Revolte in Algerien weitet sich aus

■ Seit Donnerstag 170 Tote und mehrere hundert Verletzte / Trotz Ausgangssperre und Schießbefehl gehen die Proteste in mehreren Städten Algeriens weiter

Algier (afp/taz) - Belagerungszustand, nächtliche Ausgangssperre und Schießbefehl haben die Demonstranten in Algier und anderen Städten Algeriens am Wochenende nicht von ihren Protesten gegen die sich verschlechternden Lebensbedingungen abhalten können. Inoffiziellen Angaben zufolge haben die Demonstrationen seit Donnerstag 170 Menschenleben und mehrere hundert Verletzte gefordert.

Die Zahl der Opfer im Großraum Algier wurde auf 115 Personen geschätzt. Allein in Kouba, einem südlichen Vorort der Hauptstadt, sollen sechzig Menschen umgekommen sein. Wie in anderen Vororten war es dort in der Nacht zum Sonntag trotz Ausgangssperre zu Protesten und Schießereien gekommen. Die Armee zielte nach Augenzeugenberichten von Panzern aus mit Maschinengewehren in die Menge. Zentren der Straßenproteste waren die dicht bevölkerten Armenviertel Algiers.

Mittlerweile beschränken sich die Demonstrationen nicht länger auf die Hauptstadt. In verschiedenen Provinzstädten sollen 60 Personen getötet worden sein. Die meisten Toten wurden aus Oran, der zweitgrößten Stadt des Landes gemeldet. Innenminister Hedi Khediri hatte am Samstagabend bestätigt, daß es auch in den Städten Mostaganem, Tiaret und Annaba zu Unruhen gekommen sei. Staatschef Chadli Benjedid hatte am Vorabend im Fernsehen in Botschaften an die Golfstaaten versichert, die Lage sei unter Kontrolle.

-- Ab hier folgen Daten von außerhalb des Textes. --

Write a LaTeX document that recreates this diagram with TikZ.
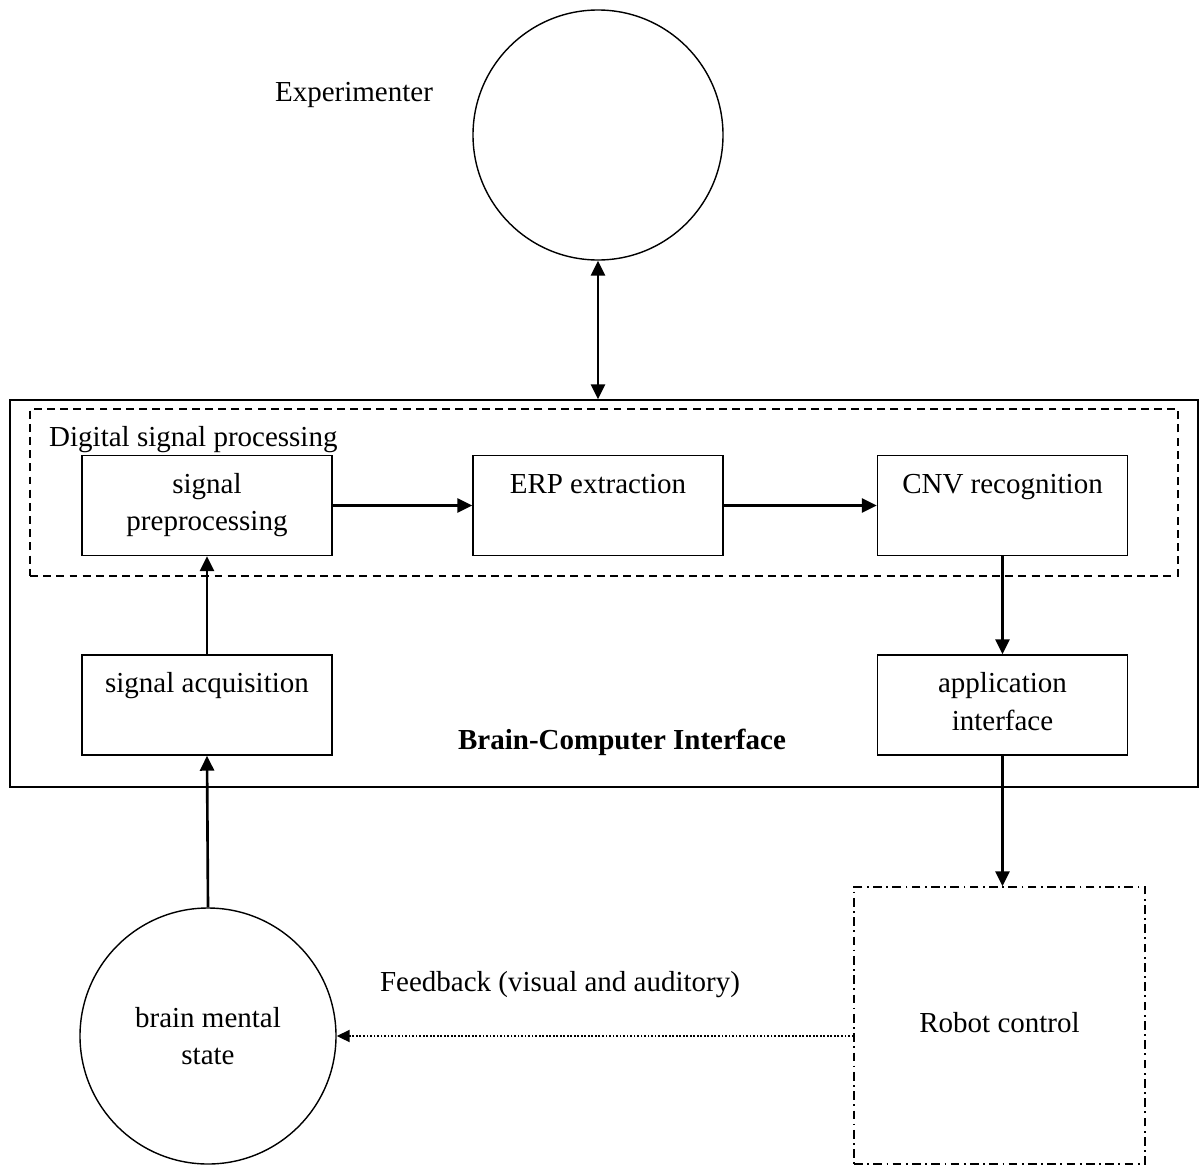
\documentclass[tikz,border=0pt]{standalone}
\usepackage{fontspec}
\setmainfont{Liberation Serif}
\usetikzlibrary{arrows.meta}

% text placed at the top of a block
\newcommand{\toptext}[1]{\parbox[c][2cm][t]{5cm}{\centering\rule{0pt}{0.75cm}#1}}

\begin{document}
\begin{tikzpicture}[>={Triangle[length=0.3cm,width=0.28cm]}, line cap=butt, line join=miter]

% --- Global TikZ Styles for Consistency ---
\tikzset{
    every node/.style={
        font=\fontsize{16.5}{21.5}\selectfont
    },
    block/.style={
        draw=black,
        line width=0.8pt,
        inner sep=0pt,
        minimum width=5cm,
        minimum height=2cm
    },
    bigcircle/.style={
        draw=black,
        circle,
        line width=0.8pt,
        align=center
    },
    flow/.style={
        ->,
        line width=1.5pt
    },
    feedback/.style={
        -{Triangle[length=0.26cm,width=0.24cm]},
        line width=1.1pt,
        dash pattern=on 1pt off 1pt
    }
}

\useasboundingbox (0,0) rectangle (24.02,-23.32);

% =========================================================================
% --- Experimenter ---
% =========================================================================
\node[bigcircle, minimum size=5cm] (expr) at (11.96,-2.7) {};
\node (exprlabel) at (7.08,-1.9) {Experimenter};

% =========================================================================
% --- Brain-Computer Interface ---
% =========================================================================
\node[draw, line width=0.8pt, minimum width=23.76cm, minimum height=7.74cm] (bci) at (12.08,-11.87) {};
\node[draw, line width=0.8pt, dash pattern=on 4.5pt off 3pt, minimum width=22.96cm, minimum height=3.34cm] (dsp) at (12.08,-9.85) {};
\node[anchor=west] (dsplabel) at (0.86,-8.8) {Digital signal processing};

% --- Blocks ---
\node[block] (preproc) at (4.14,-10.11) {\toptext{signal\\preprocessing}};
\node[block] (erp) at (11.96,-10.11) {\toptext{ERP extraction}};
\node[block] (cnv) at (20.05,-10.11) {\toptext{CNV recognition}};
\node[block] (acq) at (4.14,-14.1) {\toptext{signal acquisition}};
\node[block] (app) at (20.05,-14.1) {\toptext{application\\interface}};

\node[font=\fontsize{16.5}{21.5}\selectfont\bfseries] (bcilabel) at (12.44,-14.84) {Brain-Computer Interface};

% =========================================================================
% --- Outside the interface ---
% =========================================================================
\node[bigcircle, minimum size=5.12cm] (brain) at (4.16,-20.72) {brain mental\\state};
\node[draw, line width=0.8pt, dash pattern=on 5pt off 2.5pt on 1pt off 2.5pt, minimum width=5.82cm, minimum height=5.54cm] (robot) at (19.99,-20.51) {\raisebox{0.14cm}{Robot control}};
\node (fblabel) at (11.2,-19.7) {Feedback (visual and auditory)};

% --- Arrows ---
\draw[flow, <->] (expr.south) -- (expr.south |- bci.north);
\draw[flow] (preproc.east) -- (erp.west);
\draw[flow] (erp.east) -- (cnv.west);
\draw[flow] (cnv.south) -- (app.north);
\draw[flow] (acq.north) -- (preproc.south);
\draw[flow] (brain.north) -- (acq.south);
\draw[flow] (app.south) -- (app.south |- robot.north);
\draw[feedback] (robot.west |- brain.east) -- (brain.east);

\end{tikzpicture}
\end{document}
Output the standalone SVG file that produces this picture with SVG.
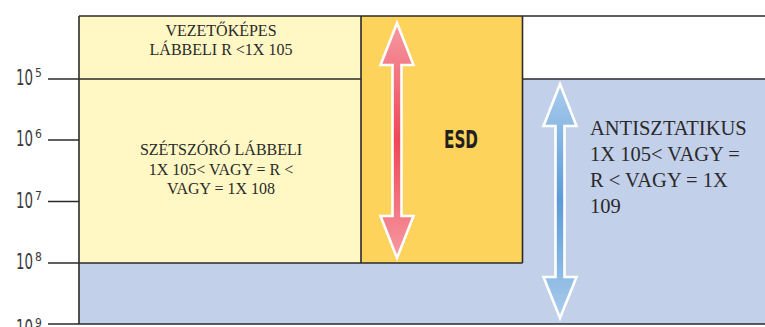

Die Proteste richten sich gegen die schwere Wirtschaftskrise, die dazu geführt hat, daß die Versorgung mit Grundnahrungsmitteln stark gefährdet ist. Hauptsächlich waren es unzufriedene Jugendliche ohne besondere politische Orientierung, die ihre Wut an den Symbolen der Mißwirtschaft und des Reichtums ausgelassen und dabei auch schon mal den Namen von Fußballvereinen skandiert hatten. Am Wochenende meldeten sich nun zwei politische Gruppierungen zu Wort. Eine bisher unbekannte „Volksbewegung für die algerische Erneuerung“ erklärte ihre Unterstützung für die Demonstrationen und forderte das Ende der Einparteien -Herrschaft. Gleichzeitig versuchen islamische Fundamentalisten offenbar, die Protestwelle für ihre Ziele zu kanalisieren.

Das Militär hat inzwischen Kontrollen an den Eingängen verschiedener Krankenhäuser der algerischen Hauptstadt Algier eingerichtet und die Kliniken angewiesen, die Leichen der bei den Unruhen Getöteten nicht an die Angehörigen zu übergeben. Damit soll verhindert werden, daß es bei Beerdigungen zu neuen Demonstrationen kommt.